Please read this all with an open mind. God wants to speak to you through this post. I'm merely a vessel of God, and He is using this post to speak to you. Don't read this story and not see past me. That will just lead to a missed opportunity for God to speak to you.
When God told me to quit my job...
I'm going to take you back to nearly two years ago. I was working at a preschool. I loved everything inside of my classroom; my co-teacher, my kids, and my parents. I truly loved everything inside of my classroom. The moment I stepped outside of my classroom, or a co-worker called my classroom, that love turned to hate. I was miserable. Toward the end of my time at the preschool, I would have to be relieved from my classroom to go cry in the bathroom. I would sit in my car and cry on my lunch break, and I would cry the entire way home. I was miserable.
I felt like God kept telling me to stay. I didn't know why God was putting me through this. I was miserable. I believed that he felt my pain. But, He didn't seem to be helping me.
For we do not have a high priest who is unable to empathize with our weakness, but we have one who has been tempted in every way, just as we are...

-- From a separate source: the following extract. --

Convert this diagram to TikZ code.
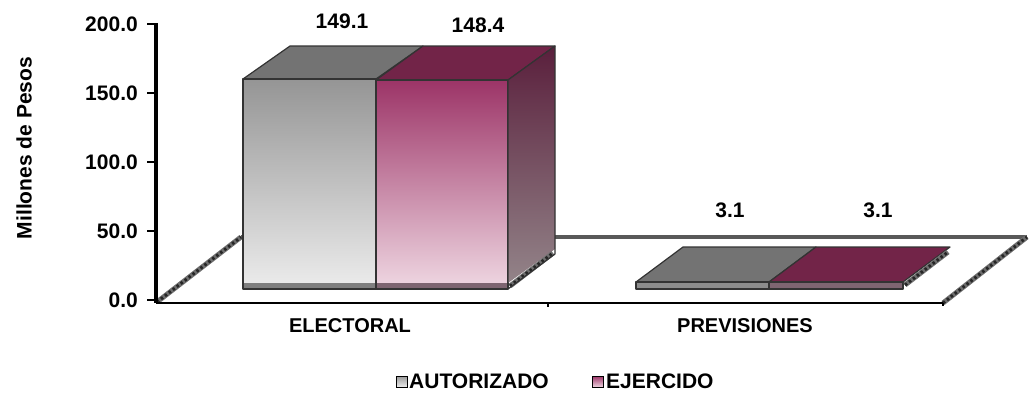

Then one day, it was worse than ever. I had just returned to work from a week off after my grandpa passed away. No one was speaking to me, because I had taken more than the given bereavement days. I was written up by my bosses boss for taking too much time off! I cried out to God. How could they do this to me?! What in the world?! I said that I would take the time off unpaid, but I needed more days than the three given. I worked that day and the next day. I spent every free moment praying, asking God for guidance and discernment.
Sunday evening, God told me to quit my job. God told me to act in faith and just do it. God told me not to plan. God told me to quit my job.
I told my parents what I was going to do. What a fun conversations. They did everything they could to talk me out of it. It didn't make sense to them. Shoot, it didn't make sense to me
Monday morning, I turned in my two weeks notice. Monday afternoon, I sat down with my favorite family in my amazing class. I wanted her to know the truth before some terrible rumors got out. Right on the spot, she asked me to be her nanny. Holy goodness!
That is the family that I nanny for still. That was May of 2011. God is faithful.
And, that concludes the story of when God told me to quit my job.